From the MIT press release linked above, here’s a basic explanation of what’s going on:
The system relies on a recent technology called a streak camera, deployed in a totally unexpected way. The aperture of the streak camera is a narrow slit. Particles of light — photons — enter the camera through the slit and pass through an electric field that deflects them in a direction perpendicular to the slit. Because the electric field is changing very rapidly, it deflects late-arriving photons more than it does early-arriving ones.
The image produced by the camera is thus two-dimensional, but only one of the dimensions — the one corresponding to the direction of the slit — is spatial. The other dimension, corresponding to the degree of deflection, is time.
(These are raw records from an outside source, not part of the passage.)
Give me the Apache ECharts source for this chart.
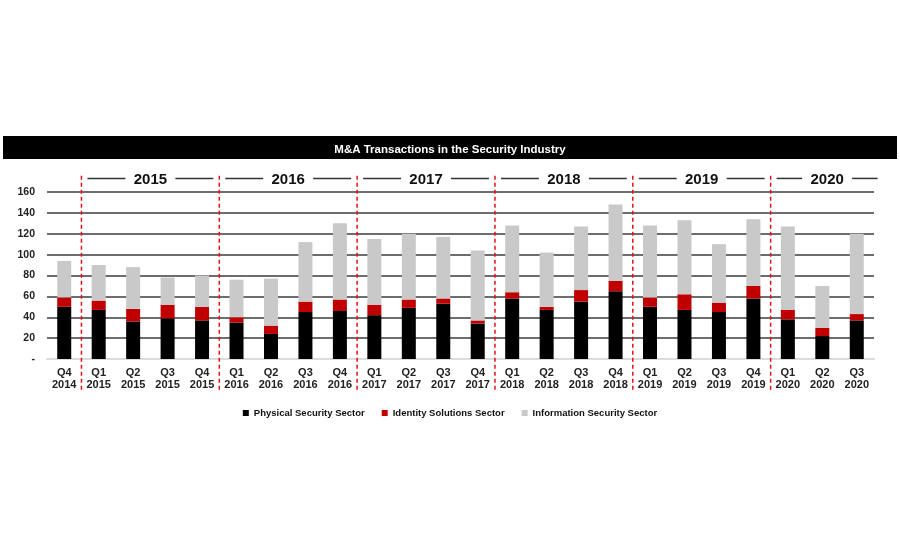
<!DOCTYPE html>
<html>
<head>
<meta charset="utf-8">
<script src="https://cdn.jsdelivr.net/npm/echarts@6/dist/echarts.min.js"></script>
<style>
  html, body { margin: 0; padding: 0; background: #fff; }
  #chart { width: 900px; height: 550px; }
</style>
</head>
<body>
<div id="chart"></div>
<script>
// quarters shown on the x axis
var quarters = ['Q4\n2014',
    'Q1\n2015', 'Q2\n2015', 'Q3\n2015', 'Q4\n2015',
    'Q1\n2016', 'Q2\n2016', 'Q3\n2016', 'Q4\n2016',
    'Q1\n2017', 'Q2\n2017', 'Q3\n2017', 'Q4\n2017',
    'Q1\n2018', 'Q2\n2018', 'Q3\n2018', 'Q4\n2018',
    'Q1\n2019', 'Q2\n2019', 'Q3\n2019', 'Q4\n2019',
    'Q1\n2020', 'Q2\n2020', 'Q3\n2020'];

var physical    = [50, 47, 36, 39, 37, 35, 24, 45, 46, 42, 49, 53, 34, 58, 47, 55, 65, 50, 47, 45, 58, 38, 22, 37];
var identity    = [ 9,  9, 12, 13, 13,  5,  8, 10, 11, 10,  8,  5,  3,  6,  3, 11, 10,  9, 15,  9, 12,  9,  8,  6];
var information = [35, 34, 40, 26, 30, 36, 45, 57, 73, 63, 63, 59, 67, 64, 52, 61, 73, 69, 71, 56, 64, 80, 40, 77];

// year headers: label and the span of quarter indexes they cover
var yearLabels = ['2015', '2016', '2017', '2018', '2019', '2020'];
var yearStarts = [0.5, 4.5, 8.5, 12.5, 16.5, 20.5];
var yearEnds   = [4.5, 8.5, 12.5, 16.5, 20.5, 23.78];

var yTicks = [0, 20, 40, 60, 80, 100, 120, 140, 160];

var FONT = '"Liberation Sans", Arial, sans-serif';

var headerY = 173;
var dashTop = 175.5;
var dashBottom = -30.5;

function renderYears(params, api) {
    var i = params.dataIndex;
    var s = api.coord([api.value(0), headerY]);
    var e = api.coord([api.value(1), headerY]);
    var t = api.coord([api.value(0), dashTop]);
    var b = api.coord([api.value(0), dashBottom]);
    var mid = (s[0] + e[0]) / 2;
    return {
        type: 'group',
        children: [
            {type: 'line', shape: {x1: t[0], y1: t[1], x2: b[0], y2: b[1]},
             style: {stroke: '#e3101a', lineWidth: 1.5, lineDash: [4, 3]}},
            {type: 'line', shape: {x1: s[0] + 6, y1: s[1], x2: mid - 25, y2: s[1]},
             style: {stroke: '#333', lineWidth: 1.5}},
            {type: 'line', shape: {x1: mid + 25, y1: s[1], x2: e[0] - 6, y2: s[1]},
             style: {stroke: '#333', lineWidth: 1.5}},
            {type: 'text', style: {text: yearLabels[i], x: mid, y: s[1] + 1, align: 'center',
             verticalAlign: 'middle', font: 'bold 15px ' + FONT, fill: '#111'}}
        ]
    };
}

var yearData = yearLabels.map(function (l, i) {
    return [yearStarts[i], yearEnds[i], 0];
});

var myChart = echarts.init(document.getElementById('chart'));

var option = {
    backgroundColor: '#fff',
    animation: false,
    graphic: [{
        type: 'rect',
        left: 3, top: 136,
        shape: {width: 894, height: 23},
        style: {fill: '#000'},
        z: 0
    }],
    title: {
        text: 'M&A Transactions in the Security Industry',
        left: 'center',
        top: 139,
        textStyle: {color: '#fff', fontSize: 11.5, fontWeight: 'bold', fontFamily: FONT}
    },
    legend: {
        data: ['Physical Security Sector', 'Identity Solutions Sector', 'Information Security Sector'],
        left: 'center',
        top: 403,
        icon: 'rect',
        itemWidth: 6,
        itemHeight: 6,
        itemGap: 17,
        textStyle: {fontSize: 9.5, fontWeight: 'bold', color: '#111', fontFamily: FONT}
    },
    grid: {left: 47, right: 26, top: 192, bottom: 191},
    xAxis: [{
        type: 'category',
        data: quarters,
        axisTick: {show: false},
        axisLine: {lineStyle: {color: '#dcdcdc', width: 2}},
        axisLabel: {
            margin: 8, fontSize: 11, fontWeight: 'bold', color: '#222',
            lineHeight: 12, fontFamily: FONT, interval: 0
        }
    }, {
        type: 'value',
        min: -0.5,
        max: 23.5,
        show: false
    }],
    yAxis: {
        type: 'value',
        min: 0,
        max: 160,
        interval: 20,
        axisLine: {show: false},
        axisTick: {show: false},
        axisLabel: {
            margin: 12, fontSize: 10.5, fontWeight: 'bold', color: '#222', fontFamily: FONT,
            formatter: function (v) { return v === 0 ? '-' : v; }
        },
        splitLine: {
            lineStyle: {
                width: 1.5,
                color: yTicks.map(function (v) { return v === 0 ? '#dcdcdc' : '#3c3c3c'; })
            }
        }
    },
    series: [{
        name: 'Physical Security Sector',
        type: 'bar',
        stack: 'all',
        barWidth: 14,
        itemStyle: {color: '#000'},
        data: physical
    }, {
        name: 'Identity Solutions Sector',
        type: 'bar',
        stack: 'all',
        barWidth: 14,
        itemStyle: {color: '#c00000'},
        data: identity
    }, {
        name: 'Information Security Sector',
        type: 'bar',
        stack: 'all',
        barWidth: 14,
        itemStyle: {color: '#c9c9c9'},
        data: information
    }, {
        type: 'custom',
        xAxisIndex: 1,
        renderItem: renderYears,
        encode: {x: [0, 1], y: 2},
        silent: true,
        z: 5,
        data: yearData
    }]
};

myChart.setOption(option);
window.onresize = myChart.resize;
</script>
</body>
</html>
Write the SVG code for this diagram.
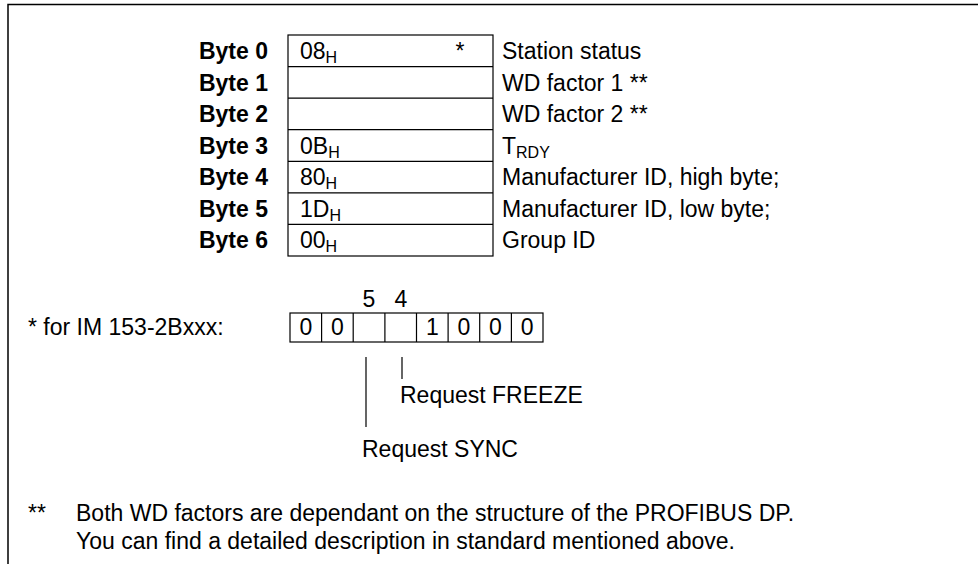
<svg xmlns="http://www.w3.org/2000/svg" width="978" height="564" viewBox="0 0 978 564">
<style>
text{font-family:"Liberation Sans",Arial,sans-serif;font-size:23px;fill:#000}
.b{font-weight:bold;text-anchor:end}
.sub{font-size:16px}
.ln{stroke:#000;stroke-width:1.2;fill:none}
.c{text-anchor:middle}
</style>
<rect width="978" height="564" fill="#fff"/>
<path d="M8 564 V4.5 H978" stroke="#000" stroke-width="1.5" fill="none"/>
<g id="table">
<rect class="ln" x="288" y="35" width="205" height="221"/>
<path class="ln" d="M288 66.6H493M288 98.1H493M288 129.7H493M288 161.3H493M288 192.9H493M288 224.4H493"/>
</g>
<g id="labels">
<text class="b" x="268" y="59">Byte 0</text>
<text class="b" x="268" y="90.5">Byte 1</text>
<text class="b" x="268" y="122">Byte 2</text>
<text class="b" x="268" y="153.6">Byte 3</text>
<text class="b" x="268" y="185.2">Byte 4</text>
<text class="b" x="268" y="216.8">Byte 5</text>
<text class="b" x="268" y="248.4">Byte 6</text>
</g>
<g id="values">
<text x="300" y="59">08<tspan class="sub" dy="4">H</tspan></text>
<text class="c" x="460" y="59">*</text>
<text x="300" y="153.6">0B<tspan class="sub" dy="4">H</tspan></text>
<text x="300" y="185.2">80<tspan class="sub" dy="4">H</tspan></text>
<text x="300" y="216.8">1D<tspan class="sub" dy="4">H</tspan></text>
<text x="300" y="248.4">00<tspan class="sub" dy="4">H</tspan></text>
</g>
<g id="descriptions">
<text x="502" y="59">Station status</text>
<text x="502" y="90.5">WD factor 1 **</text>
<text x="502" y="122">WD factor 2 **</text>
<text x="502" y="153.6">T<tspan class="sub" dy="4">RDY</tspan></text>
<text x="502" y="185.2">Manufacturer ID, high byte;</text>
<text x="502" y="216.8">Manufacturer ID, low byte;</text>
<text x="502" y="248.4">Group ID</text>
</g>
<g id="bits">
<text x="28" y="335">* for IM 153-2Bxxx:</text>
<rect class="ln" x="290" y="313" width="253" height="29"/>
<path class="ln" d="M321.6 313V342M353.2 313V342M384.9 313V342M416.5 313V342M448.1 313V342M479.7 313V342M511.4 313V342"/>
<text class="c" x="305.8" y="335">0</text>
<text class="c" x="337.4" y="335">0</text>
<text class="c" x="432.3" y="335">1</text>
<text class="c" x="463.9" y="335">0</text>
<text class="c" x="495.5" y="335">0</text>
<text class="c" x="527.2" y="335">0</text>
<text class="c" x="369" y="307">5</text>
<text class="c" x="401" y="307">4</text>
</g>
<g id="connectors">
<path class="ln" d="M366 357V427M402 357V379"/>
</g>
<g id="notes">
<text x="400" y="403">Request FREEZE</text>
<text x="362" y="457">Request SYNC</text>
<text x="28" y="521">**</text>
<text x="76" y="521">Both WD factors are dependant on the structure of the PROFIBUS DP.</text>
<text x="76" y="549">You can find a detailed description in standard mentioned above.</text>
</g>
</svg>
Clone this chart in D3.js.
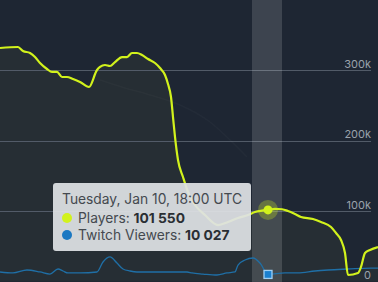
<!DOCTYPE html>
<html>
<head>
<meta charset="utf-8">
<script src="https://d3js.org/d3.v7.min.js"></script>
<style>
  html, body { margin: 0; padding: 0; background: #1e2633; }
  svg { display: block; font-family: Inter, "Noto Sans", sans-serif; }
</style>
</head>
<body>
<svg width="378" height="282"></svg>
<script>
// hours relative to Tuesday, Jan 10, 18:00 UTC
var playerHours = [-53.6, -50, -49, -47.6, -46.6, -45.6, -44.2, -43.2, -42.2, -41.2, -40.2, -39, -37.6, -35.8,
  -34.2, -33.6, -32.6, -31.6, -30.6, -29.2, -28.2, -27.2, -26.2, -25.2, -24, -22.6, -21.6, -20.6, -20, -19.4,
  -19, -18.6, -18, -17, -16, -14.6, -12.6, -10, -8, -6, -4, -2.6, -1.2, 0, 1.4, 2.8, 4, 5.4, 6.6, 9, 10.6,
  12.6, 13.6, 14.6, 15.4, 16, 18, 18.6, 19.4, 20.4, 22];
var players = [331200, 332600, 326900, 324100, 318400, 309900, 301400, 297200, 297200, 290100, 290100, 287200, 283000, 275900,
  300000, 304300, 307100, 305700, 311300, 318400, 318400, 324100, 324100, 321300, 315600, 309900, 302800, 292900, 280100, 261700,
  233300, 205000, 172300, 148200, 126900, 108500, 94300, 80100, 84400, 90100, 94300, 98600, 100500, 101550, 103000, 102500, 100000, 95700, 91500, 88600, 84400,
  77300, 68800, 58900, 40400, 9200, 12100, 20600, 40400, 44700, 48900];

var viewerHours = [-53.6, -51, -48.2, -45.6, -43.6, -42, -41, -40, -37.6, -34.2, -33, -31.6, -30.2, -29, -27.6, -26.2,
  -23, -19.6, -16.2, -15.2, -13, -10.2, -8.2, -6.6, -6, -4.6, -3, -1.6, 0, 3.4, 6, 9.4, 12, 16, 20.6, 22];
var viewers = [13500, 12100, 16300, 13500, 10600, 17700, 14900, 12100, 12100, 13500, 27700, 34800, 26200, 17700, 14900, 13500,
  13500, 13500, 13500, 12100, 10600, 9200, 12100, 13500, 23400, 30500, 33300, 26200, 10027, 12100, 12100, 14900, 16300, 17700, 19100, 19100];

// faint comparison line behind the chart
var ghostHours = [-33.6, -28.6, -23.6, -17.6, -11.6, -7.6, -4.2];
var ghost = [285800, 274500, 264500, 250300, 226200, 200700, 176600];

var yTicks = [0, 100000, 200000, 300000];
var hoverHour = 0;
var hoverLabel = "Tuesday, Jan 10, 18:00 UTC";

var svg = d3.select("svg");
var W = 378, H = 282;

var x = d3.scaleLinear().domain([-53.6, 22]).range([0, W]);
var y = d3.scaleLinear().domain([0, 400000]).range([281.5, -0.5]);

var pData = playerHours.map(function(h, i) { return [h, players[i]]; });
var vData = viewerHours.map(function(h, i) { return [h, viewers[i]]; });
var gData = ghostHours.map(function(h, i) { return [h, ghost[i]]; });

// area under players
var area = d3.area().x(function(d) { return x(d[0]); }).y0(y(0)).y1(function(d) { return y(d[1]); })
  .curve(d3.curveMonotoneX);
svg.append("path").datum(pData).attr("d", area)
  .attr("fill", "rgba(170,190,60,0.06)");

// grid lines
svg.append("g").selectAll("line").data(yTicks.slice(1)).enter().append("line")
  .attr("x1", 0).attr("x2", 371)
  .attr("y1", function(d) { return Math.round(y(d)) + 0.5; })
  .attr("y2", function(d) { return Math.round(y(d)) + 0.5; })
  .attr("stroke", "#525b68").attr("stroke-width", 1);

// hover band (6 hours wide)
svg.append("rect")
  .attr("x", x(hoverHour - 3.2)).attr("width", x(3) - x(-3))
  .attr("y", 0).attr("height", H)
  .attr("fill", "rgba(255,255,255,0.14)");

// ghost line
svg.append("path").datum(gData)
  .attr("d", d3.line().x(function(d) { return x(d[0]); }).y(function(d) { return y(d[1]); }).curve(d3.curveMonotoneX))
  .attr("fill", "none").attr("stroke", "rgba(255,255,255,0.025)").attr("stroke-width", 1.5);

// y axis labels on the right
var yAxis = d3.axisLeft(y).tickValues(yTicks).tickSize(0)
  .tickFormat(function(d) { return d === 0 ? "0" : (d / 1000) + "k"; });
var ga = svg.append("g").attr("transform", "translate(371,0)").call(yAxis);
ga.select(".domain").remove();
ga.selectAll("text").attr("fill", "#9aa2ab").attr("font-size", 11)
  .attr("font-family", "Inter, sans-serif").attr("x", 0).attr("dy", -3);

var line = d3.line().x(function(d) { return x(d[0]); }).y(function(d) { return y(d[1]); }).curve(d3.curveMonotoneX);

// twitch viewers
svg.append("path").datum(vData).attr("d", line)
  .attr("fill", "none").attr("stroke", "#1f6fa6").attr("stroke-width", 1.3);

// players
svg.append("path").datum(pData).attr("d", line)
  .attr("fill", "none").attr("stroke", "#d2f21c").attr("stroke-width", 2.2);

// hover markers
var hx = x(hoverHour);
svg.append("circle").attr("cx", hx).attr("cy", y(101550)).attr("r", 10)
  .attr("fill", "rgba(210,242,28,0.28)");
svg.append("circle").attr("cx", hx).attr("cy", y(101550)).attr("r", 4.5)
  .attr("fill", "#d2f21c");
svg.append("rect").attr("x", hx - 4).attr("y", y(10027) - 4).attr("width", 8).attr("height", 8)
  .attr("fill", "#1a80d0").attr("stroke", "#9fd0f5").attr("stroke-width", 1.3);

// tooltip
var tip = svg.append("g").attr("transform", "translate(53,183)");
tip.append("rect").attr("width", 198).attr("height", 68).attr("rx", 3)
  .attr("fill", "#dfe2e5").attr("fill-opacity", 0.93);
tip.append("text").attr("x", 9).attr("y", 21).attr("font-size", 13.8).attr("fill", "#44494f")
  .text(hoverLabel);
tip.append("circle").attr("cx", 14).attr("cy", 35).attr("r", 5).attr("fill", "#d2f21c");
var t1 = tip.append("text").attr("x", 25).attr("y", 40).attr("font-size", 13.8).attr("fill", "#44494f");
t1.append("tspan").text("Players: ");
t1.append("tspan").attr("font-weight", "bold").attr("fill", "#2a2e33").text("101 550");
tip.append("circle").attr("cx", 14).attr("cy", 52).attr("r", 5).attr("fill", "#1a78c2");
var t2 = tip.append("text").attr("x", 25).attr("y", 57).attr("font-size", 13.8).attr("fill", "#44494f");
t2.append("tspan").text("Twitch Viewers: ");
t2.append("tspan").attr("font-weight", "bold").attr("fill", "#2a2e33").text("10 027");
</script>
</body>
</html>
The image thus represents the time of arrival of photons passing through a one-dimensional slice of space…
…But it’s a serious drawback in a video camera. To produce their super-slow-mo videos, Velten, Media Lab Associate Professor Ramesh Raskar and Moungi Bawendi, the Lester Wolfe Professor of Chemistry, must perform the same experiment — such as passing a light pulse through a bottle — over and over, continually repositioning the streak camera to gradually build up a two-dimensional image. Synchronizing the camera and the laser that generates the pulse, so that the timing of every exposure is the same, requires a battery of sophisticated optical equipment and exquisite mechanical control. It takes only a nanosecond — a billionth of a second — for light to scatter through a bottle, but it takes about an hour to collect all the data necessary for the final video. For that reason, Raskar calls the new system “the world’s slowest fastest camera.”
And yup, somewhere, Doc Edgerton is one happy camper.